=== Instruction ===
Read through the records below and copy each line that uses the word "this".

=== Material shown ===
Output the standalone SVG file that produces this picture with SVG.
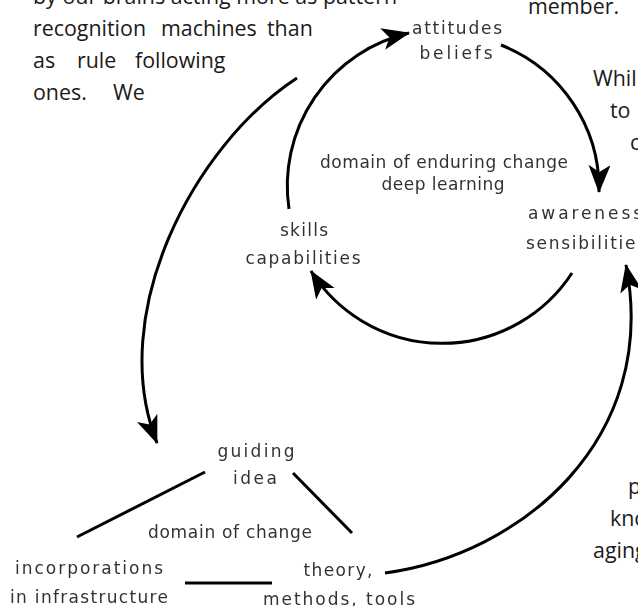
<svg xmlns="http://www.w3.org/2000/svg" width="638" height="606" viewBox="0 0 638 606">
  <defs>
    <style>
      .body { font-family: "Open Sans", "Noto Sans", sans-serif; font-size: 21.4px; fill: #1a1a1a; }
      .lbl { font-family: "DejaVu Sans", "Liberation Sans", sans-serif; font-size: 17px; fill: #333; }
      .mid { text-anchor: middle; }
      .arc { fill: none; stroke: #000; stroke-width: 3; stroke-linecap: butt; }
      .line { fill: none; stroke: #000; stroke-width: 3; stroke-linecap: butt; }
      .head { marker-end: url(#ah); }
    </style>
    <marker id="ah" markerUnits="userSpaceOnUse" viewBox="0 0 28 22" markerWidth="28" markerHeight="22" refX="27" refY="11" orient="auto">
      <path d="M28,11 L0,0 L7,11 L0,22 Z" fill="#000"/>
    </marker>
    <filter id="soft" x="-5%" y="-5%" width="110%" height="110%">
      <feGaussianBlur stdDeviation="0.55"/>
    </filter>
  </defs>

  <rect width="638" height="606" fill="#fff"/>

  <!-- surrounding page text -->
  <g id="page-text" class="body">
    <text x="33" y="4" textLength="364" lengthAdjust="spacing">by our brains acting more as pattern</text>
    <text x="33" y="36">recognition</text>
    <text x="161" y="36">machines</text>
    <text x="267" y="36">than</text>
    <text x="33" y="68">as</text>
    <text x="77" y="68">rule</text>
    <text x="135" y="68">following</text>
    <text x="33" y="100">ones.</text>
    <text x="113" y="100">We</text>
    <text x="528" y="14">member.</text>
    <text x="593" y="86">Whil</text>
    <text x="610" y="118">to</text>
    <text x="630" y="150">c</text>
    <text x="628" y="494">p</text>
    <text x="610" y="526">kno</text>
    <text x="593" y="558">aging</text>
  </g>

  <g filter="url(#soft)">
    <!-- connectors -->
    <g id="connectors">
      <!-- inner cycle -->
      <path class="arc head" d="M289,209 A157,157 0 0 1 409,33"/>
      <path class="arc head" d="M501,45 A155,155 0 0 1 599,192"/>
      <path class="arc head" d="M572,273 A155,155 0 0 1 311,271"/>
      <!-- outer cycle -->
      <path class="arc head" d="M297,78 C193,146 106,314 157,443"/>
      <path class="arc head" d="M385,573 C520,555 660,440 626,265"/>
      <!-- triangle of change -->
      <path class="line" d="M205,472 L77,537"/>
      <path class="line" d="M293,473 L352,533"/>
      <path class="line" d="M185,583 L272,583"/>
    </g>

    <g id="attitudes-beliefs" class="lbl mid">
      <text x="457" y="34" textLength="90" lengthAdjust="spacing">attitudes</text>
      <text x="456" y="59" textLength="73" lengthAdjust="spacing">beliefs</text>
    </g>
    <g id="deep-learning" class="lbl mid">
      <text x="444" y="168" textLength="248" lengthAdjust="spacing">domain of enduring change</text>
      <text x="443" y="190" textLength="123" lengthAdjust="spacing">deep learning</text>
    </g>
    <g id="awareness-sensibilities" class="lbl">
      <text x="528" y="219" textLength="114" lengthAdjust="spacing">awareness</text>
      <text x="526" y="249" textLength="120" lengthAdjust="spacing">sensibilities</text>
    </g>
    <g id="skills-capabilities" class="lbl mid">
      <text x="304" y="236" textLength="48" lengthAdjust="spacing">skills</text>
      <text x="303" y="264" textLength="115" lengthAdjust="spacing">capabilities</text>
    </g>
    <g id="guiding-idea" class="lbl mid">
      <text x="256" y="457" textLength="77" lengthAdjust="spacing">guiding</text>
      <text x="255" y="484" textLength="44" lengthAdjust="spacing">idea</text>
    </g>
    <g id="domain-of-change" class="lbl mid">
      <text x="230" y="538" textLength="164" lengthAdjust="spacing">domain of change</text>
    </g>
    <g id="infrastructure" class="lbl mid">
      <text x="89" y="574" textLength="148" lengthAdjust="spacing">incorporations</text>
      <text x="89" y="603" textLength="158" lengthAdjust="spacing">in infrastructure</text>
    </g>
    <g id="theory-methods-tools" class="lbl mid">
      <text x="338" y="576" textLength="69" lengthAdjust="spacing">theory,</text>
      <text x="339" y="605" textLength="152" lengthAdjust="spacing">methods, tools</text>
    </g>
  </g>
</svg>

* * *

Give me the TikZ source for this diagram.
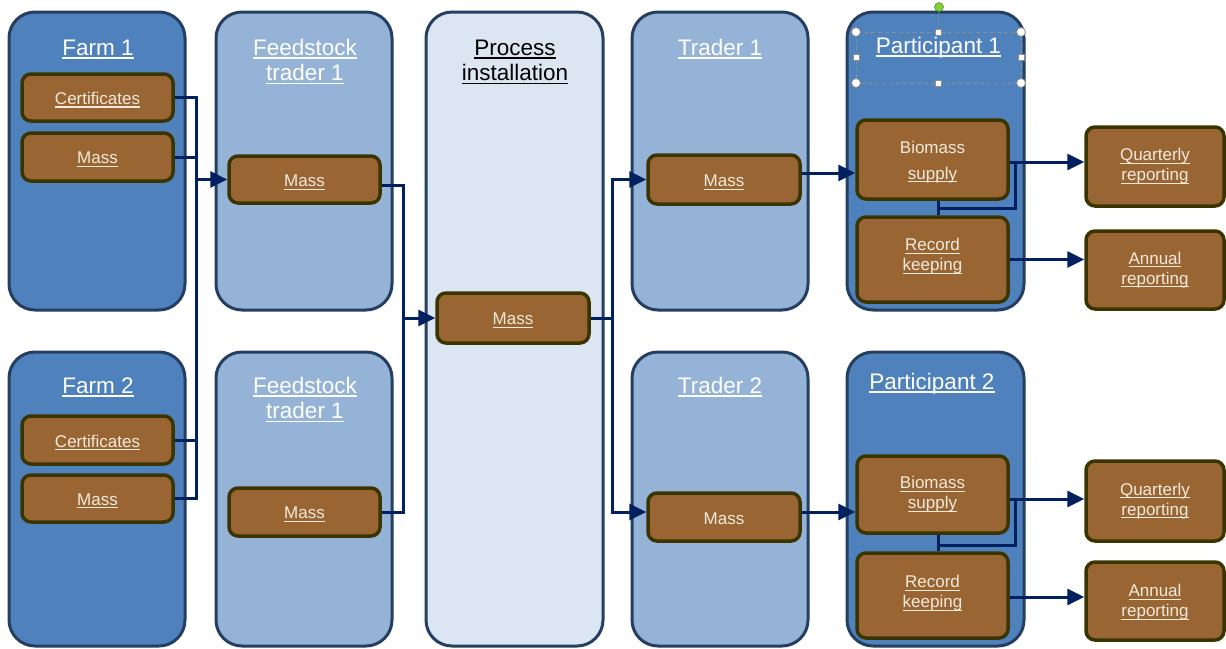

=== Answer ===
Output the standalone SVG file that produces this picture with SVG.
Give me the TikZ source for this diagram.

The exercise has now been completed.